■ **What is required**
Look at the data below and print exactly the lines from its first line through the line with "const yAxisTitle = 'Pralaidumas';"; the pictures stay out of the copy.

■ **Dataset extract**
===

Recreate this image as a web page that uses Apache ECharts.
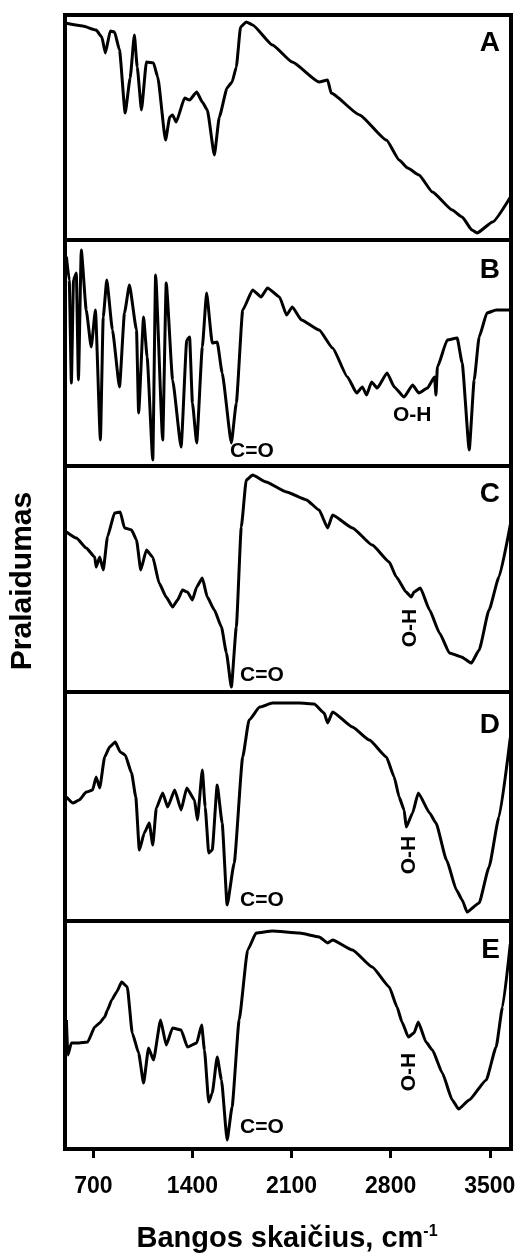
<!DOCTYPE html>
<html>
<head>
<meta charset="utf-8">
<script src="https://cdn.jsdelivr.net/npm/echarts@6/dist/echarts.min.js"></script>
<style>
  html, body { margin: 0; padding: 0; background: #fff; }
  #chart { width: 532px; height: 1259px; }
</style>
</head>
<body>
<div id="chart"></div>
<script>
// ---- Data (wavenumber, cm-1 ; relative transmittance, %) ----
const panelLabels = ['A', 'B', 'C', 'D', 'E'];
const xTickValues = [700, 1400, 2100, 2800, 3500];
const xAxisTitle = 'Bangos skaičius, cm';
const yAxisTitle = 'Pralaidumas';

const wnA = [510, 625, 720, 760, 785, 820, 850, 885, 925, 960, 990, 1010, 1040, 1075, 1125, 1155, 1210, 1240, 1260, 1285, 1345, 1380, 1430, 1470, 1505, 1555, 1590, 1645, 1680, 1710, 1740, 1780, 1825, 1965, 2105, 2295, 2355, 2380, 2580, 2770, 2860, 2920, 3000, 3095, 3235, 3305, 3375, 3410, 3520, 3645];
const tA = [96.3, 95.1, 93.3, 90.2, 83.1, 92.9, 92.4, 84.4, 56.4, 72, 91.1, 76.9, 57.8, 79.1, 78.7, 72.4, 44.4, 54.7, 55.6, 52.4, 63.1, 62.2, 65.8, 61.3, 57.8, 37.8, 54.7, 67.6, 70.2, 76.9, 94.7, 96.9, 95.6, 86.7, 79.1, 70.2, 71.1, 65.3, 55.6, 44.4, 35.6, 32, 28.9, 21.3, 13.3, 10.2, 4.4, 3.1, 8, 19];

const wnB = [510, 530, 545, 560, 580, 595, 615, 650, 685, 715, 750, 770, 795, 835, 885, 920, 955, 1005, 1020, 1055, 1080, 1120, 1140, 1190, 1215, 1260, 1320, 1360, 1380, 1400, 1430, 1470, 1500, 1540, 1575, 1610, 1675, 1710, 1755, 1825, 1885, 1930, 2015, 2065, 2105, 2170, 2295, 2390, 2495, 2560, 2600, 2630, 2665, 2705, 2775, 2825, 2895, 2955, 3000, 3060, 3110, 3120, 3130, 3200, 3270, 3305, 3355, 3390, 3425, 3480, 3545, 3645];
const tB = [92.6, 82.3, 36.7, 82.3, 85.4, 38.1, 95.6, 69, 52.7, 69, 11.5, 65.9, 82.3, 60.2, 35, 67.7, 80.1, 60.2, 23.5, 65.9, 48.2, 2.7, 84.5, 11.5, 81, 38.1, 8.4, 55.8, 57.1, 27.9, 10.2, 52.7, 76.5, 54.4, 54.9, 41.2, 10.2, 27.9, 69, 77.9, 74.8, 78.8, 74.8, 66.8, 70.4, 64.6, 60.2, 52.2, 39.4, 32.3, 35, 31.4, 37.2, 34.5, 41.2, 35, 30.5, 35.8, 32.3, 34.5, 39.4, 31.4, 43.8, 55.8, 56.6, 45.6, 7.1, 38.1, 57.1, 67.7, 69, 69];

const wnC = [510, 580, 650, 710, 720, 745, 770, 800, 850, 890, 920, 970, 1005, 1035, 1075, 1120, 1165, 1215, 1260, 1295, 1330, 1365, 1400, 1430, 1470, 1505, 1555, 1605, 1640, 1675, 1710, 1745, 1780, 1825, 1920, 2065, 2205, 2295, 2355, 2390, 2530, 2670, 2790, 2840, 2910, 2945, 2965, 3010, 3075, 3145, 3215, 3300, 3370, 3425, 3495, 3565, 3645];
const tC = [70.8, 68.1, 63.7, 59.7, 55.3, 59.7, 54, 68.6, 79.2, 79.7, 72.6, 71.7, 67.3, 54, 62.8, 59.7, 48.2, 42, 37.6, 40.7, 45.1, 44.2, 40.7, 46.5, 50.4, 42, 36.3, 28.8, 17.3, 2.2, 28.8, 73, 93.8, 96, 92.9, 88.5, 85, 80.5, 72.6, 78.3, 72.6, 65, 57.5, 50.9, 44.2, 42, 44.2, 46, 36.3, 26.1, 17.3, 15.5, 12.8, 18.6, 36.3, 50.9, 74];

const wnD = [510, 555, 600, 650, 695, 720, 745, 780, 815, 855, 890, 925, 970, 1000, 1025, 1060, 1095, 1120, 1145, 1190, 1225, 1275, 1320, 1360, 1415, 1435, 1470, 1490, 1515, 1540, 1575, 1610, 1645, 1695, 1755, 1800, 1875, 1965, 2155, 2260, 2330, 2355, 2390, 2530, 2650, 2770, 2825, 2860, 2895, 2910, 2955, 2995, 3075, 3120, 3195, 3265, 3305, 3340, 3425, 3495, 3565, 3645];
const tD = [54.1, 51.5, 52.8, 56.3, 57.2, 62.9, 58.1, 71.6, 76, 78.2, 73.8, 72.5, 64.6, 54.1, 31, 38.4, 42.8, 33.2, 49.3, 55.9, 49.8, 57.2, 48.5, 58.1, 52.8, 44.1, 65.9, 49.8, 29.7, 31, 59.4, 42.8, 7, 25.3, 71.6, 87.8, 93.4, 95.2, 95.2, 94.8, 90.8, 86.5, 91.3, 84.7, 79, 71.6, 62.9, 54.1, 48.5, 41, 47.2, 55.9, 47.2, 42.8, 26.6, 13.5, 9.2, 3.9, 7.9, 23.6, 45.4, 80];

const wnE = [510, 520, 545, 600, 660, 710, 745, 780, 800, 830, 865, 900, 940, 975, 1020, 1055, 1090, 1125, 1175, 1215, 1260, 1320, 1365, 1430, 1465, 1485, 1515, 1540, 1575, 1605, 1645, 1680, 1730, 1790, 1850, 1965, 2155, 2295, 2355, 2390, 2530, 2670, 2790, 2845, 2880, 2925, 2965, 2995, 3050, 3095, 3165, 3235, 3280, 3355, 3475, 3545, 3590, 3645];
const tE = [56.6, 41.2, 46.5, 46.5, 46.9, 53.5, 55.3, 57.9, 61, 65.4, 68.9, 73.2, 71.1, 50.9, 42.1, 28.9, 44.3, 39, 56.6, 45.6, 53.1, 52.2, 44.7, 46.5, 54.4, 43.4, 20.6, 24.6, 40.4, 30.3, 3.9, 18.4, 56.6, 87.3, 94.7, 95.6, 94.7, 93, 90.4, 91.7, 87.3, 79.8, 71.1, 62.3, 55.7, 49.1, 50.9, 55.7, 46.9, 43.4, 33.3, 21.5, 17.5, 21.5, 30.3, 44.7, 62.3, 90];

const spectraX = [wnA, wnB, wnC, wnD, wnE];
const spectraY = [tA, tB, tC, tD, tE];

// ---- Layout ----
const FONT = "'Liberation Sans', Arial, sans-serif";
const panelTops = [15, 240, 466, 692, 921];
const panelHeights = [225, 226, 226, 229, 228];
const LEFT = 65, WIDTH = 446;

const grids = [], xAxes = [], yAxes = [], series = [];
for (let i = 0; i < 5; i++) {
  grids.push({
    left: LEFT, width: WIDTH, top: panelTops[i], height: panelHeights[i],
    show: true, borderColor: '#000', borderWidth: 4, backgroundColor: 'transparent'
  });
  const last = i === 4;
  xAxes.push({
    type: 'value', gridIndex: i, min: 500, max: 3650,
    show: last,
    axisLine: { show: false },
    splitLine: { show: false },
    axisTick: {
      show: last, inside: false, length: 9,
      lineStyle: { color: '#000', width: 3 },
      customValues: xTickValues
    },
    axisLabel: {
      show: last, customValues: xTickValues, margin: 26,
      formatter: v => String(v),
      color: '#000', fontSize: 23, fontWeight: 'bold', fontFamily: FONT
    }
  });
  yAxes.push({ type: 'value', gridIndex: i, min: 0, max: 100, show: false });
  series.push({
    type: 'line', xAxisIndex: i, yAxisIndex: i,
    data: spectraX[i].map((x, k) => [x, spectraY[i][k]]),
    showSymbol: false, smooth: 0.15, smoothMonotone: 'x',
    lineStyle: { color: '#000', width: 3 },
    silent: true, animation: false, clip: true
  });
}

const txt = (x, y, text, size, opts) => Object.assign({
  type: 'text', x: x, y: y,
  style: Object.assign({
    text: text, fill: '#000', font: 'bold ' + size + 'px ' + FONT,
    textAlign: 'left', textVerticalAlign: 'middle'
  }, (opts && opts.style) || {})
}, (opts && opts.el) || {});

const graphics = [];
// panel letters
const letterY = [43, 270, 494, 725, 950];
panelLabels.forEach((l, i) => graphics.push(txt(500, letterY[i], l, 28, { style: { textAlign: 'right' } })));
// C=O annotations
[[230, 451], [240, 675], [240, 900], [240, 1127]].forEach(p => graphics.push(txt(p[0], p[1], 'C=O', 21)));
// O-H annotations
graphics.push(txt(393, 415, 'O-H', 21));
[[410, 628], [409, 855], [409, 1072]].forEach(p => graphics.push(txt(p[0], p[1], 'O-H', 21, { style: { textAlign: 'center' }, el: { rotation: Math.PI / 2 } })));
// y axis title
graphics.push(txt(23, 581, yAxisTitle, 30, { style: { textAlign: 'center' }, el: { rotation: Math.PI / 2 } }));
// x axis title with superscript
graphics.push({
  type: 'text', x: 287, y: 1239,
  style: {
    text: '{a|' + xAxisTitle + '}{b|-1}',
    textAlign: 'center', textVerticalAlign: 'middle',
    rich: {
      a: { fontSize: 29, fontWeight: 'bold', fontFamily: FONT, fill: '#000', color: '#000' },
      b: { fontSize: 16, fontWeight: 'bold', fontFamily: FONT, fill: '#000', color: '#000', verticalAlign: 'top', padding: [0, 0, 14, 0] }
    }
  }
});

const chart = echarts.init(document.getElementById('chart'), null, { renderer: 'canvas' });
chart.setOption({
  animation: false,
  backgroundColor: '#fff',
  grid: grids, xAxis: xAxes, yAxis: yAxes, series: series,
  graphic: graphics
});
</script>
</body>
</html>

===

■ **Response**
Recreate this image as a web page that uses Apache ECharts.
<!DOCTYPE html>
<html>
<head>
<meta charset="utf-8">
<script src="https://cdn.jsdelivr.net/npm/echarts@6/dist/echarts.min.js"></script>
<style>
  html, body { margin: 0; padding: 0; background: #fff; }
  #chart { width: 532px; height: 1259px; }
</style>
</head>
<body>
<div id="chart"></div>
<script>
// ---- Data (wavenumber, cm-1 ; relative transmittance, %) ----
const panelLabels = ['A', 'B', 'C', 'D', 'E'];
const xTickValues = [700, 1400, 2100, 2800, 3500];
const xAxisTitle = 'Bangos skaičius, cm';
const yAxisTitle = 'Pralaidumas';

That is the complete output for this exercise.